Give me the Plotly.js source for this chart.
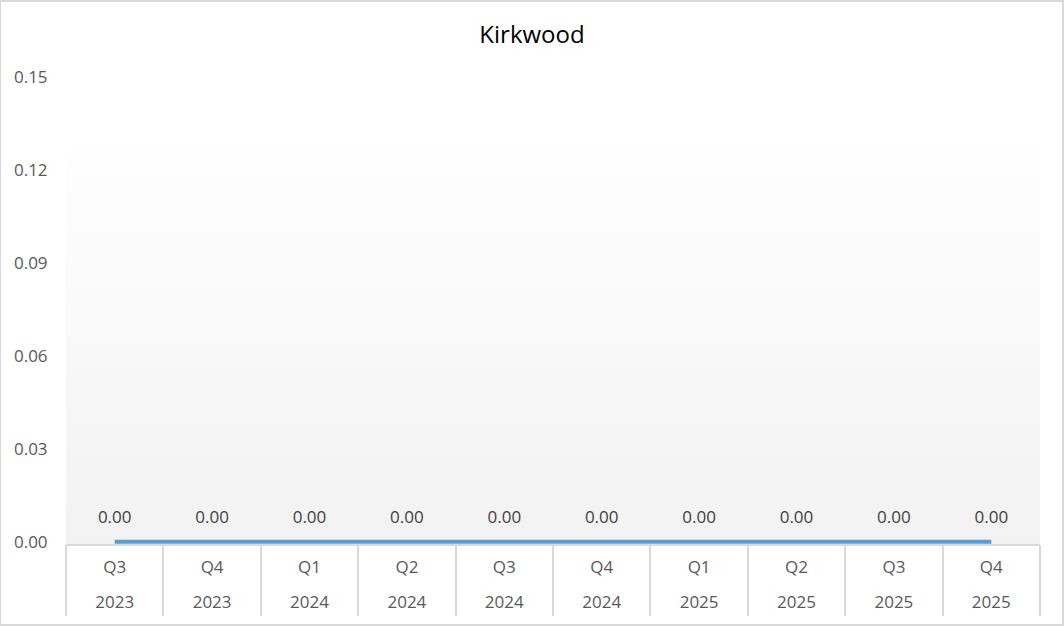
<!DOCTYPE html>
<html>
<head>
<meta charset="utf-8">
<script src="https://cdn.plot.ly/plotly-3.0.1.min.js"></script>
<style>
  html, body { margin: 0; padding: 0; background: #ffffff; }
  #chart { width: 1064px; height: 626px; }
</style>
</head>
<body>
<div id="chart"></div>
<script>
// Chart data
const quarters = ['Q3', 'Q4', 'Q1', 'Q2', 'Q3', 'Q4', 'Q1', 'Q2', 'Q3', 'Q4'];
const years = ['2023', '2023', '2024', '2024', '2024', '2024', '2025', '2025', '2025', '2025'];
const values = [0, 0, 0, 0, 0, 0, 0, 0, 0, 0];
const yTicks = [0, 0.03, 0.06, 0.09, 0.12, 0.15];

const categories = quarters.map((q, i) => q + ' ' + years[i]);

const labelFont = { family: '"Open Sans", "Noto Sans", sans-serif', size: 17, color: '#595959' };
const gridGray = '#d9d9d9';

// a little room under zero so the thick line at 0 is not cut in half
const yMin = -0.0007;
const yMax = 0.15;

// Soft vertical gradient for the plot area (white at top, light gray at bottom)
const gradientSvg =
    '<svg xmlns="http://www.w3.org/2000/svg" width="10" height="100" preserveAspectRatio="none">' +
    '<defs><linearGradient id="g" x1="0" y1="0" x2="0" y2="1">' +
    '<stop offset="0" stop-color="#ffffff"/><stop offset="1" stop-color="#f2f2f2"/>' +
    '</linearGradient></defs><rect width="10" height="100" fill="url(#g)"/></svg>';

const lineTrace = {
    type: 'scatter',
    mode: 'lines+markers+text',
    x: categories,
    y: values,
    line: { color: '#5b9bd5', width: 4 },
    // invisible markers only push the value labels up
    marker: { size: 22, color: 'rgba(0,0,0,0)' },
    text: values.map(v => v.toFixed(2)),
    textposition: 'top center',
    textfont: { family: labelFont.family, size: 17, color: '#404040' },
    cliponaxis: false,
    hoverinfo: 'x+y',
    showlegend: false
};

// helper traces so the overlaid axes (year labels, dividers) get drawn
const yearTrace = { type: 'scatter', mode: 'none', x: categories, y: values, xaxis: 'x2', hoverinfo: 'skip', showlegend: false };
const dividerTrace = { type: 'scatter', mode: 'none', x: categories, y: values, xaxis: 'x3', hoverinfo: 'skip', showlegend: false };

const catRange = [-0.5, categories.length - 0.5];

const layout = {
    width: 1064,
    height: 626,
    paper_bgcolor: '#ffffff',
    plot_bgcolor: '#ffffff',
    margin: { l: 66, r: 24, t: 77, b: 82 },
    title: {
        text: 'Kirkwood',
        font: { family: labelFont.family, size: 24, color: '#000000' },
        x: 0.5,
        xanchor: 'center',
        y: 0.945,
        yanchor: 'middle'
    },
    xaxis: {
        type: 'category',
        range: catRange,
        tickvals: categories,
        ticktext: quarters,
        ticks: '',
        ticklabelstandoff: 7,
        showgrid: false,
        zeroline: false,
        showline: true,
        linecolor: gridGray,
        linewidth: 2,
        layer: 'below traces',
        tickfont: labelFont,
        fixedrange: true
    },
    xaxis2: {
        type: 'category',
        overlaying: 'x',
        anchor: 'y',
        side: 'bottom',
        range: catRange,
        tickvals: categories,
        ticktext: years,
        ticks: '',
        ticklabelstandoff: 46,
        showgrid: false,
        zeroline: false,
        showline: false,
        tickfont: labelFont,
        fixedrange: true
    },
    xaxis3: {
        type: 'category',
        overlaying: 'x',
        anchor: 'y',
        side: 'bottom',
        range: catRange,
        tickvals: categories,
        ticks: 'outside',
        tickson: 'boundaries',
        ticklen: 71,
        tickwidth: 2,
        tickcolor: gridGray,
        showticklabels: false,
        showgrid: false,
        zeroline: false,
        showline: false,
        layer: 'below traces',
        fixedrange: true
    },
    yaxis: {
        range: [yMin, yMax],
        tickvals: yTicks,
        tickformat: '.2f',
        ticks: 'outside',
        ticklen: 14,
        tickcolor: 'rgba(0,0,0,0)',
        showgrid: false,
        zeroline: false,
        showline: false,
        tickfont: labelFont,
        fixedrange: true
    },
    images: [{
        source: 'data:image/svg+xml;charset=utf-8,' + encodeURIComponent(gradientSvg),
        xref: 'paper', yref: 'y',
        x: 0, y: 0.133,
        sizex: 1, sizey: 0.133 - yMin,
        sizing: 'stretch',
        xanchor: 'left', yanchor: 'top',
        layer: 'below'
    }],
    shapes: [{
        type: 'rect',
        xref: 'paper', yref: 'paper',
        x0: -66 / 974, x1: 1 + 23 / 974,
        y0: -81 / 467, y1: 1 + 76 / 467,
        line: { color: gridGray, width: 2 },
        fillcolor: 'rgba(0,0,0,0)',
        layer: 'above'
    }]
};

Plotly.newPlot('chart', [lineTrace, yearTrace, dividerTrace], layout, { displayModeBar: false, responsive: false });
</script>
</body>
</html>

## Task to carry out:
Some lines of the data above may hold the word "source"; report how many do, and nothing else.

## Solution:
2